--- BEGIN EXTRACTED MATERIAL ---

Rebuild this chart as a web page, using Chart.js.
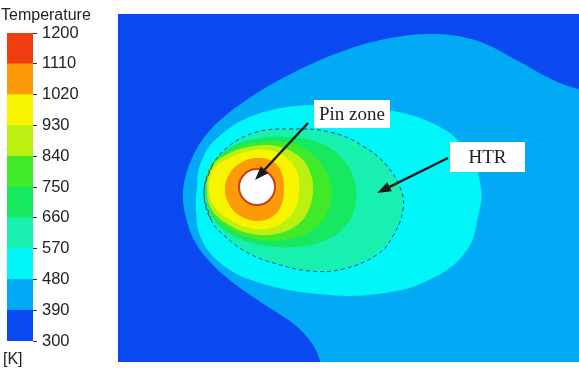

--- END EXTRACTED MATERIAL ---
--- BEGIN EXTRACTED MATERIAL ---

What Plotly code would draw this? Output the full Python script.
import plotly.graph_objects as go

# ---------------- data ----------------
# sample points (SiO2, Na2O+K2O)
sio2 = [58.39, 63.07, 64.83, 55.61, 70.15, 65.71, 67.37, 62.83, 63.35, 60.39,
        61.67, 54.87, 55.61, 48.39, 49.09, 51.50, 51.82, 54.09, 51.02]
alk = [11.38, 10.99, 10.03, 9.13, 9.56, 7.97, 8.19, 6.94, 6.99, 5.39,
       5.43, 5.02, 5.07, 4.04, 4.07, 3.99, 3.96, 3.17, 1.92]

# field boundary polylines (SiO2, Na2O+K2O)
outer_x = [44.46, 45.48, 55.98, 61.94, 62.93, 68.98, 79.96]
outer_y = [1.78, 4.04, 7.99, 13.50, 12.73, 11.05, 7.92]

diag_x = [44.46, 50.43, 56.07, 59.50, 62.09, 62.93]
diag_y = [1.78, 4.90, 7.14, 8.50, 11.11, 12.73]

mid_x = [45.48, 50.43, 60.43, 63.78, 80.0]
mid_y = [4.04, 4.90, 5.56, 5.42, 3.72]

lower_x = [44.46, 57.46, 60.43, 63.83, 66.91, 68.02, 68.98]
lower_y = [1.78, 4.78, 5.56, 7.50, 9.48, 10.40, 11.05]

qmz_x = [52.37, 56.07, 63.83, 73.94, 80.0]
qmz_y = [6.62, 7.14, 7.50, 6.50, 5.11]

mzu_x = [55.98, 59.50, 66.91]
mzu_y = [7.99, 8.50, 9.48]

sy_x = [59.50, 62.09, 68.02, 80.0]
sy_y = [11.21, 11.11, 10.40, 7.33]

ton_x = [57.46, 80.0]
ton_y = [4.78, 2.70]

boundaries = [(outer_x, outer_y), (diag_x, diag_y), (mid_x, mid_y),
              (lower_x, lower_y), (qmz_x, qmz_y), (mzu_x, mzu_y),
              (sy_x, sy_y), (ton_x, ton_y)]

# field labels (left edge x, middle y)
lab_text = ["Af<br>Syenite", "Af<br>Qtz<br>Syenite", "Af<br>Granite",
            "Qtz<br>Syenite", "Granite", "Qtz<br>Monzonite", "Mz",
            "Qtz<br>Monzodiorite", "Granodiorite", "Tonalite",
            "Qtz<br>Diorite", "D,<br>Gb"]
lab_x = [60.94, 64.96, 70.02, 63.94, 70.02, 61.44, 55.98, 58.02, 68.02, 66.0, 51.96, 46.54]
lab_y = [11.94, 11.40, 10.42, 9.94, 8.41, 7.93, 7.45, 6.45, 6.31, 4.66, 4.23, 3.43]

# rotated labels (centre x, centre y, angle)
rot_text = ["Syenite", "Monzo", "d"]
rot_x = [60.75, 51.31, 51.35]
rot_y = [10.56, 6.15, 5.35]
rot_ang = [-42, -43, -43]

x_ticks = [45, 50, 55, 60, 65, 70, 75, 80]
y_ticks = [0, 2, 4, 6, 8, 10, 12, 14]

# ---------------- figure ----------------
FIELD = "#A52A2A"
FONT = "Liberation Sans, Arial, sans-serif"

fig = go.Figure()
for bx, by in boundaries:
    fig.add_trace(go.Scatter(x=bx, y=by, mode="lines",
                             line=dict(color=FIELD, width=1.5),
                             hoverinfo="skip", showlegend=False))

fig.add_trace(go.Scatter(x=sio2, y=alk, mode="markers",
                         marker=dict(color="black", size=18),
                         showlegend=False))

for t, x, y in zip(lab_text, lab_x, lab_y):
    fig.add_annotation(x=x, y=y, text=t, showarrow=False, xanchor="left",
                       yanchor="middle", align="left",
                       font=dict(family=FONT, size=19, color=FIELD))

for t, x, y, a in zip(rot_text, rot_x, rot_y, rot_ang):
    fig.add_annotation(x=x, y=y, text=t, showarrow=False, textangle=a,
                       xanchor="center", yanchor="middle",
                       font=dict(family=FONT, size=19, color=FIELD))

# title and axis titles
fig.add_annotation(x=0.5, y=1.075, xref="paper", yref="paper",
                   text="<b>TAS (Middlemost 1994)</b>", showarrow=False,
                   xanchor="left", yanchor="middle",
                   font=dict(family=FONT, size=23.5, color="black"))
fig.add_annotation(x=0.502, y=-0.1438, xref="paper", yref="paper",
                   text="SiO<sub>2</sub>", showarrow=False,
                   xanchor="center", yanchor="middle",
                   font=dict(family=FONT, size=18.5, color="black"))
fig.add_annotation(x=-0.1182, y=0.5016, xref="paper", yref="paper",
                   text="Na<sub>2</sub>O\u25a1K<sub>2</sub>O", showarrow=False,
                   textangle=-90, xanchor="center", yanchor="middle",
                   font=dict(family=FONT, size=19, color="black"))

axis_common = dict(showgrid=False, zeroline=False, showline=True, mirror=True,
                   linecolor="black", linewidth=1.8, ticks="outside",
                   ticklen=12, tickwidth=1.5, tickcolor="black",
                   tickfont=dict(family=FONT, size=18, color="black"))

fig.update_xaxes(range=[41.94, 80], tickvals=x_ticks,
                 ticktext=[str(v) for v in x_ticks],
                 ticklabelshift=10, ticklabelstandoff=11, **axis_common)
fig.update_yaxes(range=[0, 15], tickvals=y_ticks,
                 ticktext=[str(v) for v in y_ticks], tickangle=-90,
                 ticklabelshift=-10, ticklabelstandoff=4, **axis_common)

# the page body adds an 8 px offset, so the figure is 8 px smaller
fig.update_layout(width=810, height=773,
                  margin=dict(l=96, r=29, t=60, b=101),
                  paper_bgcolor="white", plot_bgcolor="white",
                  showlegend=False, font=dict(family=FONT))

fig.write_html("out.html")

--- END EXTRACTED MATERIAL ---

■ TASK DESCRIPTION: Copy exactly the lines from the line with "What Plotly code" up to and including the line with "outer_y = [1.78, 4.04, 7.99, 13.50, 12.73, 11.05, 7.92]", and no other lines.

■ TASK ANSWER:
What Plotly code would draw this? Output the full Python script.
import plotly.graph_objects as go

# ---------------- data ----------------
# sample points (SiO2, Na2O+K2O)
sio2 = [58.39, 63.07, 64.83, 55.61, 70.15, 65.71, 67.37, 62.83, 63.35, 60.39,
        61.67, 54.87, 55.61, 48.39, 49.09, 51.50, 51.82, 54.09, 51.02]
alk = [11.38, 10.99, 10.03, 9.13, 9.56, 7.97, 8.19, 6.94, 6.99, 5.39,
       5.43, 5.02, 5.07, 4.04, 4.07, 3.99, 3.96, 3.17, 1.92]

# field boundary polylines (SiO2, Na2O+K2O)
outer_x = [44.46, 45.48, 55.98, 61.94, 62.93, 68.98, 79.96]
outer_y = [1.78, 4.04, 7.99, 13.50, 12.73, 11.05, 7.92]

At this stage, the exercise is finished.